Senior advisor at the Mayor’s Office of Intergovernmental Affairs Ahmed Tigani told Dent that they understand that these initiatives have already started, but it’s still important to include them. “If we acknowledge that there’s work being done and there are people who are trying to invest and grow the neighborhood, it helps us in our analysis across the board.”
Chairperson Robert Camacho added that 95 percent of what the city presented has already been done by the community and that he wants to makes sure people who have lived in Bushwick for years can continue to do so.
Questions from the community didn’t go any better.
One resident stood up and said what the city is touting as affordable housing won’t be affordable enough. “I had a single mom with two kids living off of $15,000,” she said. “$30,000 is not affordable to a lot of families.”
Another community member said that even if there is affordable housing, many of the businesses coming in don’t serve those with lower income.

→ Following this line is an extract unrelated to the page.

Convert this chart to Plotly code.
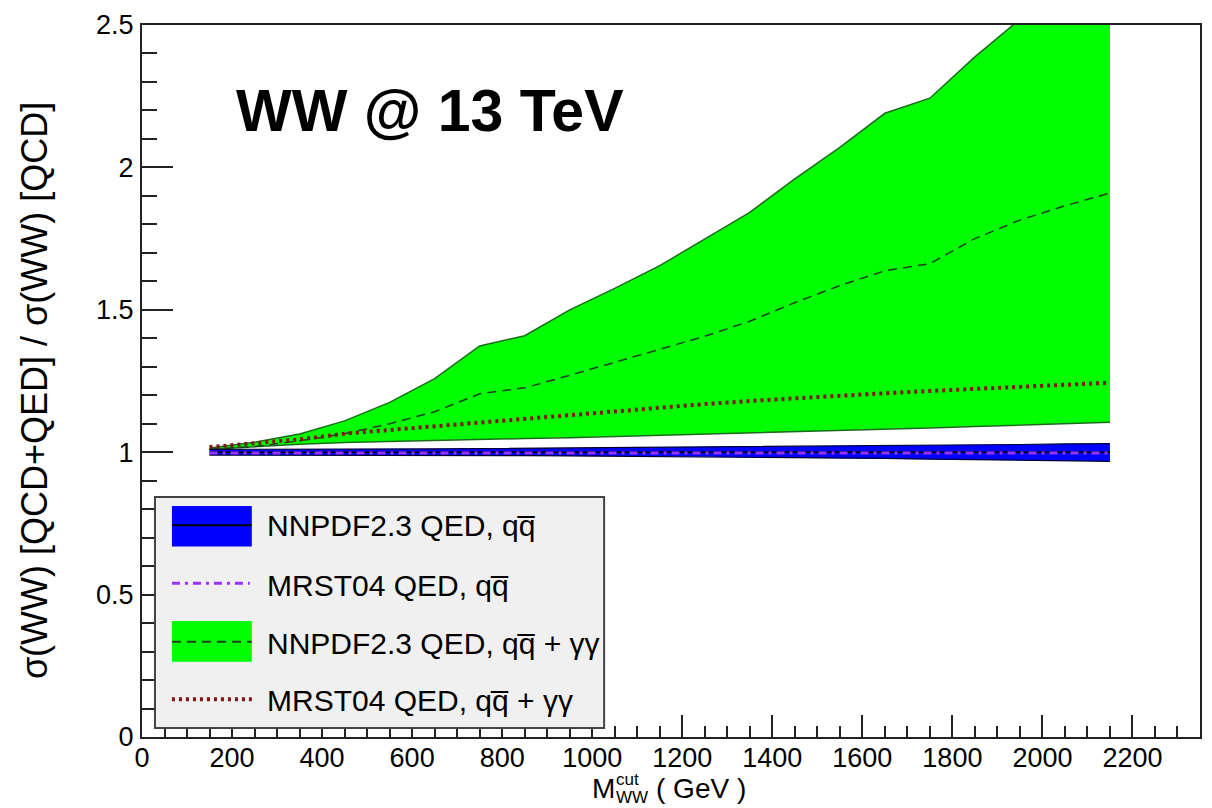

And, businesses that have been in Bushwick for years are being pushed out as gentrifiers don’t patronize them. “People don’t bring their business to black and brown business,” she said.
Andrea Biro has lived in Bushwick since the early 1990s, and is against rezoning altogether. She says that the community should just protest project by project, as they did with 1601 Dekalb. “Back then, if you were in the neighborhood as a white person, the cops would stop and ask if you were lost,” she says. But today, this isn’t the case.

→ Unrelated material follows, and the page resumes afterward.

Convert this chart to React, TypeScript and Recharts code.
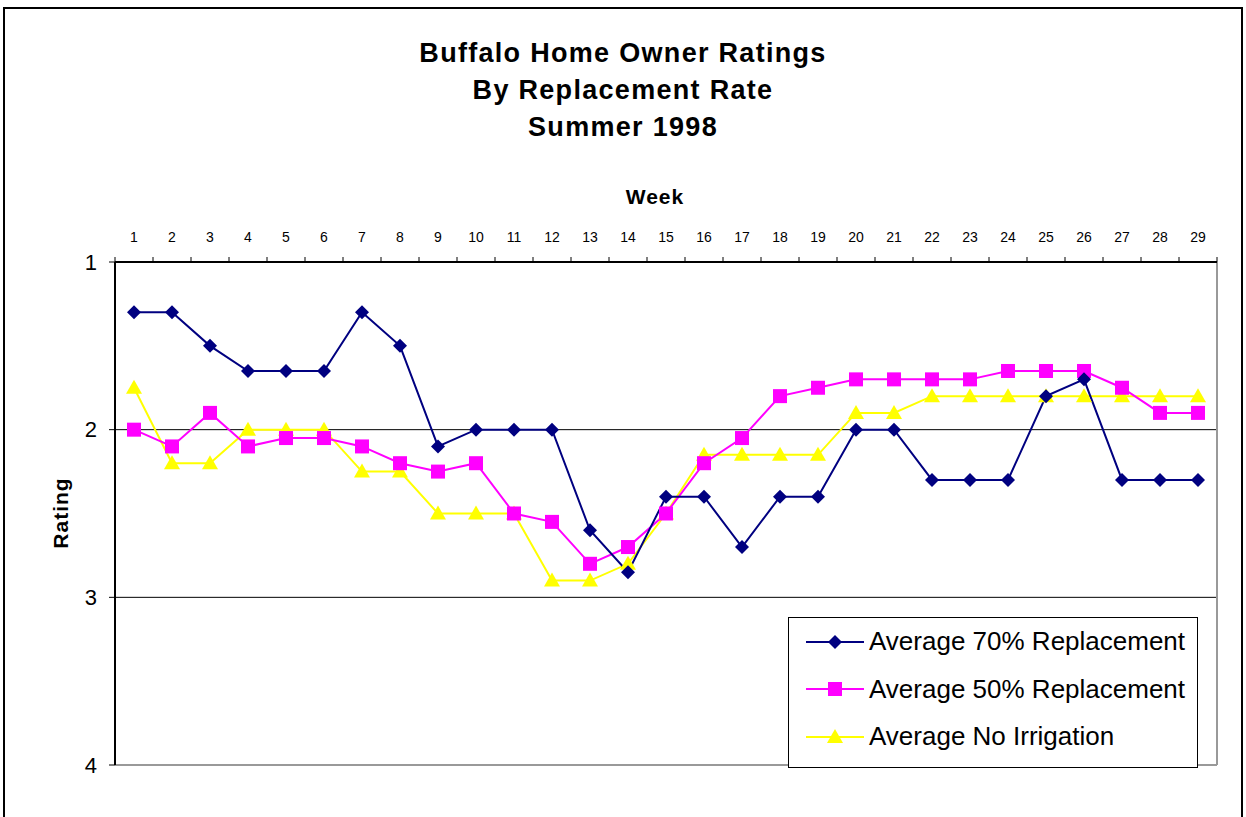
import React from 'react'
import { LineChart, Line, XAxis, YAxis, ReferenceLine, Legend } from 'recharts'

const weeks = [1, 2, 3, 4, 5, 6, 7, 8, 9, 10, 11, 12, 13, 14, 15, 16, 17, 18, 19, 20, 21, 22, 23, 24, 25, 26, 27, 28, 29]
const avg70 = [1.3, 1.3, 1.5, 1.65, 1.65, 1.65, 1.3, 1.5, 2.1, 2.0, 2.0, 2.0, 2.6, 2.85, 2.4, 2.4, 2.7, 2.4, 2.4, 2.0, 2.0, 2.3, 2.3, 2.3, 1.8, 1.7, 2.3, 2.3, 2.3]
const avg50 = [2.0, 2.1, 1.9, 2.1, 2.05, 2.05, 2.1, 2.2, 2.25, 2.2, 2.5, 2.55, 2.8, 2.7, 2.5, 2.2, 2.05, 1.8, 1.75, 1.7, 1.7, 1.7, 1.7, 1.65, 1.65, 1.65, 1.75, 1.9, 1.9]
const noIrrigation = [1.75, 2.2, 2.2, 2.0, 2.0, 2.0, 2.25, 2.25, 2.5, 2.5, 2.5, 2.9, 2.9, 2.8, 2.5, 2.15, 2.15, 2.15, 2.15, 1.9, 1.9, 1.8, 1.8, 1.8, 1.8, 1.8, 1.8, 1.8, 1.8]
const ratingTicks = [1, 2, 3, 4]

const data = weeks.map((w, i) => ({ week: w, avg70: avg70[i], avg50: avg50[i], none: noIrrigation[i] }))

const FONT = '"Liberation Sans", Arial, sans-serif'
const W = 1246
const H = 817
const PLOT_LEFT = 115
const PLOT_RIGHT = 1217
const PLOT_TOP = 262
const PLOT_BOTTOM = 765
const STEP = (PLOT_RIGHT - PLOT_LEFT) / weeks.length

const Diamond = ({ cx, cy }) => {
  if (cx == null || cy == null) return null
  const r = 7
  return <path d={`M${cx},${cy - r}L${cx + r},${cy}L${cx},${cy + r}L${cx - r},${cy}Z`} fill="#000080" />
}
const Square = ({ cx, cy }) => {
  if (cx == null || cy == null) return null
  return <rect x={cx - 7} y={cy - 7} width={14} height={14} fill="#FF00FF" />
}
const Triangle = ({ cx, cy }) => {
  if (cx == null || cy == null) return null
  return <path d={`M${cx},${cy - 8}L${cx + 8},${cy + 6}L${cx - 8},${cy + 6}Z`} fill="#FFFF00" />
}

const WeekTick = ({ x, payload, index }) => (
  <g>
    <text x={x} y={PLOT_TOP - 20} textAnchor="middle" fontSize={14} fontFamily={FONT} fill="#000">
      {payload.value}
    </text>
    <line x1={x + STEP / 2} x2={x + STEP / 2} y1={PLOT_TOP - 5} y2={PLOT_TOP} stroke="#000" />
    {index === 0 && <line x1={x - STEP / 2} x2={x - STEP / 2} y1={PLOT_TOP - 5} y2={PLOT_TOP} stroke="#000" />}
  </g>
)

const legendItems = [
  { label: 'Average 70% Replacement', color: '#000080', Marker: Diamond },
  { label: 'Average 50% Replacement', color: '#FF00FF', Marker: Square },
  { label: 'Average No Irrigation', color: '#FFFF00', Marker: Triangle },
]

const LegendBox = () => (
  <div
    style={{
      width: 410,
      height: 151,
      boxSizing: 'border-box',
      border: '1px solid #000',
      background: '#fff',
      padding: '0 0 0 16px',
      fontFamily: FONT,
    }}
  >
    {legendItems.map(({ label, color, Marker }) => (
      <div key={label} style={{ display: 'flex', alignItems: 'center', height: 47.5 }}>
        <svg width={60} height={20} style={{ flex: 'none' }}>
          <line x1={1} x2={59} y1={10} y2={10} stroke={color} strokeWidth={2} />
          <Marker cx={30} cy={10} />
        </svg>
        <span style={{ fontSize: 26, marginLeft: 4, color: '#000', whiteSpace: 'pre' }}>{label}</span>
      </div>
    ))}
  </div>
)

export default function App() {
  return (
    <div style={{ position: 'absolute', left: 0, top: 0, width: W, height: H, background: '#fff', overflow: 'hidden' }}>
      <div
        style={{
          position: 'absolute',
          left: 3,
          top: 7,
          width: 1236,
          height: 830,
          border: '2px solid #000',
        }}
      />
      <div
        style={{
          position: 'absolute',
          left: 0,
          top: 35,
          width: W,
          textAlign: 'center',
          fontFamily: FONT,
          fontWeight: 'bold',
          fontSize: 27,
          letterSpacing: 1.3,
          lineHeight: '37px',
        }}
      >
        <div>Buffalo Home Owner Ratings</div>
        <div>By Replacement Rate</div>
        <div>Summer 1998</div>
      </div>
      <div
        style={{
          position: 'absolute',
          left: 555,
          top: 185,
          width: 200,
          textAlign: 'center',
          fontFamily: FONT,
          fontWeight: 'bold',
          fontSize: 21,
          letterSpacing: 1,
        }}
      >
        Week
      </div>
      <div
        style={{
          position: 'absolute',
          left: 61,
          top: 513,
          transform: 'translate(-50%, -50%) rotate(-90deg)',
          fontFamily: FONT,
          fontWeight: 'bold',
          fontSize: 21,
          letterSpacing: 1,
          whiteSpace: 'nowrap',
        }}
      >
        Rating
      </div>
      <LineChart
        width={W}
        height={H}
        data={data}
        margin={{ top: PLOT_TOP - 30, left: PLOT_LEFT - 60, right: W - PLOT_RIGHT, bottom: H - PLOT_BOTTOM }}
        style={{ position: 'absolute', left: 0, top: 0 }}
      >
        <XAxis
          dataKey="week"
          type="number"
          orientation="top"
          domain={[0.5, 29.5]}
          ticks={weeks}
          interval={0}
          height={30}
          tickLine={false}
          axisLine={{ stroke: '#000', strokeWidth: 2 }}
          tick={<WeekTick />}
        />
        <YAxis
          type="number"
          domain={[1, 4]}
          reversed
          ticks={ratingTicks}
          width={60}
          tickSize={6}
          tickMargin={12}
          axisLine={{ stroke: '#000', strokeWidth: 2 }}
          tickLine={{ stroke: '#000' }}
          tick={{ fontSize: 22, fontFamily: FONT, fill: '#000' }}
        />
        <ReferenceLine y={2} stroke="#000" strokeWidth={1} />
        <ReferenceLine y={3} stroke="#000" strokeWidth={1} />
        <ReferenceLine y={4} stroke="#999" strokeWidth={2} />
        <ReferenceLine x={29.5} stroke="#999" strokeWidth={2} />
        <Line dataKey="none" stroke="#FFFF00" strokeWidth={2} dot={<Triangle />} activeDot={false} isAnimationActive={false} />
        <Line dataKey="avg50" stroke="#FF00FF" strokeWidth={2} dot={<Square />} activeDot={false} isAnimationActive={false} />
        <Line dataKey="avg70" stroke="#000080" strokeWidth={2} dot={<Diamond />} activeDot={false} isAnimationActive={false} />
        <Legend
          layout="vertical"
          align="center"
          verticalAlign="middle"
          content={<LegendBox />}
          wrapperStyle={{ left: 788, top: 617, right: 'auto', bottom: 'auto', width: 410, height: 151 }}
        />
      </LineChart>
    </div>
  )
}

Ioan Sita owns properties in Bushwick and says that the rezoning doesn’t bother him. “Just like I came from another country here, people can go another place,” he said of the potential displacement of residents.
He adds that when he had two affordable housing units in one of his buildings, it took the city two years to assign him a tenant. “For two years I had to leave it vacant,” he said. “It’s a difficult process for the tenants and for the landlords.
Overall community members don’t seem to believe that the city’s work reflects the four years of work that went into the original Bushwick Community Plan put forward by the neighborhood. Brown ended the meeting by saying “developers are taking over the neighborhood as we speak.”